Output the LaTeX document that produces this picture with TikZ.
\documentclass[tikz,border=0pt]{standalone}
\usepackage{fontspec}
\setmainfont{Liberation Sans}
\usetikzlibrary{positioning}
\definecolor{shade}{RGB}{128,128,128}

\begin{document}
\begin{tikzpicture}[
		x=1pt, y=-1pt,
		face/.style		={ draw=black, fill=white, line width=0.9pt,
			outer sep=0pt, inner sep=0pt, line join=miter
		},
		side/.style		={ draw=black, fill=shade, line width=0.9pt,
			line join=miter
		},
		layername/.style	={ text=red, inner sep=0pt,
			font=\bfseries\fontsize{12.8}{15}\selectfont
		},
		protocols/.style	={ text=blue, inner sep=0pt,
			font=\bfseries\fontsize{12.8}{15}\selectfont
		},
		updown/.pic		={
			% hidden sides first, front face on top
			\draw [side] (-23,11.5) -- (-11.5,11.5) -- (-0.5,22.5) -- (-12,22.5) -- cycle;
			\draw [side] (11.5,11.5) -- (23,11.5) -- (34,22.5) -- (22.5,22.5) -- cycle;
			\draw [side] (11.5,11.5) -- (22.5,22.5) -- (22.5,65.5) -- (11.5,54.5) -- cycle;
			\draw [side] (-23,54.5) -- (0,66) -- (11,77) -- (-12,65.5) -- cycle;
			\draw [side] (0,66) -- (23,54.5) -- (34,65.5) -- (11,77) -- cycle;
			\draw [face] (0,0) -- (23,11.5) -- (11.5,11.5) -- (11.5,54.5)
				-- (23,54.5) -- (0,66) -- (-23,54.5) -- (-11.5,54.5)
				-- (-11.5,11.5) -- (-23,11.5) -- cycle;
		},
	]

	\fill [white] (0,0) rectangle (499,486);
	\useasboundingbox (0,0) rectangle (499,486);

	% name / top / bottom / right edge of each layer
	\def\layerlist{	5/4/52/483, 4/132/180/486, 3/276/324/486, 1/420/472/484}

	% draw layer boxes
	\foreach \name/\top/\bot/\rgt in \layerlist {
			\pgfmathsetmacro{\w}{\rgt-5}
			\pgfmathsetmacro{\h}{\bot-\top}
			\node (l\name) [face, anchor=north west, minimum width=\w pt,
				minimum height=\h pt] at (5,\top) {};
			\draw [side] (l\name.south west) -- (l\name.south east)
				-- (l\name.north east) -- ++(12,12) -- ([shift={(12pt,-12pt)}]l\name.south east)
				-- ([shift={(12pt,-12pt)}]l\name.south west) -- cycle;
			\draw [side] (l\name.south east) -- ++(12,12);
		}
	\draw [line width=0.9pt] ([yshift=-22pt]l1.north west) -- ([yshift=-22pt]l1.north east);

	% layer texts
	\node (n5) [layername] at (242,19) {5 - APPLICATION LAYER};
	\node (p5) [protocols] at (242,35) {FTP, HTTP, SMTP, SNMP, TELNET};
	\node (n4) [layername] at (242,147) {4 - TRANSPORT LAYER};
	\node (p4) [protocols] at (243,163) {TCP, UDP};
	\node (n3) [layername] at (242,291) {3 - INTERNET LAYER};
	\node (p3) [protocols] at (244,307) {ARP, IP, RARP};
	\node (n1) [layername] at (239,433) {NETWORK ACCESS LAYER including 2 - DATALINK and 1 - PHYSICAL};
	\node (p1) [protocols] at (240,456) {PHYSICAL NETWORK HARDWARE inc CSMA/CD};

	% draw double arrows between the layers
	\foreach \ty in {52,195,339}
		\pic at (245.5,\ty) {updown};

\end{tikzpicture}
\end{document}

* **Given exercise**: Return every line of the material exactly.

* **Full output**:
Output the LaTeX document that produces this picture with TikZ.
\documentclass[tikz,border=0pt]{standalone}
\usepackage{fontspec}
\setmainfont{Liberation Sans}
\usetikzlibrary{positioning}
\definecolor{shade}{RGB}{128,128,128}

\begin{document}
\begin{tikzpicture}[
		x=1pt, y=-1pt,
		face/.style		={ draw=black, fill=white, line width=0.9pt,
			outer sep=0pt, inner sep=0pt, line join=miter
		},
		side/.style		={ draw=black, fill=shade, line width=0.9pt,
			line join=miter
		},
		layername/.style	={ text=red, inner sep=0pt,
			font=\bfseries\fontsize{12.8}{15}\selectfont
		},
		protocols/.style	={ text=blue, inner sep=0pt,
			font=\bfseries\fontsize{12.8}{15}\selectfont
		},
		updown/.pic		={
			% hidden sides first, front face on top
			\draw [side] (-23,11.5) -- (-11.5,11.5) -- (-0.5,22.5) -- (-12,22.5) -- cycle;
			\draw [side] (11.5,11.5) -- (23,11.5) -- (34,22.5) -- (22.5,22.5) -- cycle;
			\draw [side] (11.5,11.5) -- (22.5,22.5) -- (22.5,65.5) -- (11.5,54.5) -- cycle;
			\draw [side] (-23,54.5) -- (0,66) -- (11,77) -- (-12,65.5) -- cycle;
			\draw [side] (0,66) -- (23,54.5) -- (34,65.5) -- (11,77) -- cycle;
			\draw [face] (0,0) -- (23,11.5) -- (11.5,11.5) -- (11.5,54.5)
				-- (23,54.5) -- (0,66) -- (-23,54.5) -- (-11.5,54.5)
				-- (-11.5,11.5) -- (-23,11.5) -- cycle;
		},
	]

	\fill [white] (0,0) rectangle (499,486);
	\useasboundingbox (0,0) rectangle (499,486);

	% name / top / bottom / right edge of each layer
	\def\layerlist{	5/4/52/483, 4/132/180/486, 3/276/324/486, 1/420/472/484}

	% draw layer boxes
	\foreach \name/\top/\bot/\rgt in \layerlist {
			\pgfmathsetmacro{\w}{\rgt-5}
			\pgfmathsetmacro{\h}{\bot-\top}
			\node (l\name) [face, anchor=north west, minimum width=\w pt,
				minimum height=\h pt] at (5,\top) {};
			\draw [side] (l\name.south west) -- (l\name.south east)
				-- (l\name.north east) -- ++(12,12) -- ([shift={(12pt,-12pt)}]l\name.south east)
				-- ([shift={(12pt,-12pt)}]l\name.south west) -- cycle;
			\draw [side] (l\name.south east) -- ++(12,12);
		}
	\draw [line width=0.9pt] ([yshift=-22pt]l1.north west) -- ([yshift=-22pt]l1.north east);

	% layer texts
	\node (n5) [layername] at (242,19) {5 - APPLICATION LAYER};
	\node (p5) [protocols] at (242,35) {FTP, HTTP, SMTP, SNMP, TELNET};
	\node (n4) [layername] at (242,147) {4 - TRANSPORT LAYER};
	\node (p4) [protocols] at (243,163) {TCP, UDP};
	\node (n3) [layername] at (242,291) {3 - INTERNET LAYER};
	\node (p3) [protocols] at (244,307) {ARP, IP, RARP};
	\node (n1) [layername] at (239,433) {NETWORK ACCESS LAYER including 2 - DATALINK and 1 - PHYSICAL};
	\node (p1) [protocols] at (240,456) {PHYSICAL NETWORK HARDWARE inc CSMA/CD};

	% draw double arrows between the layers
	\foreach \ty in {52,195,339}
		\pic at (245.5,\ty) {updown};

\end{tikzpicture}
\end{document}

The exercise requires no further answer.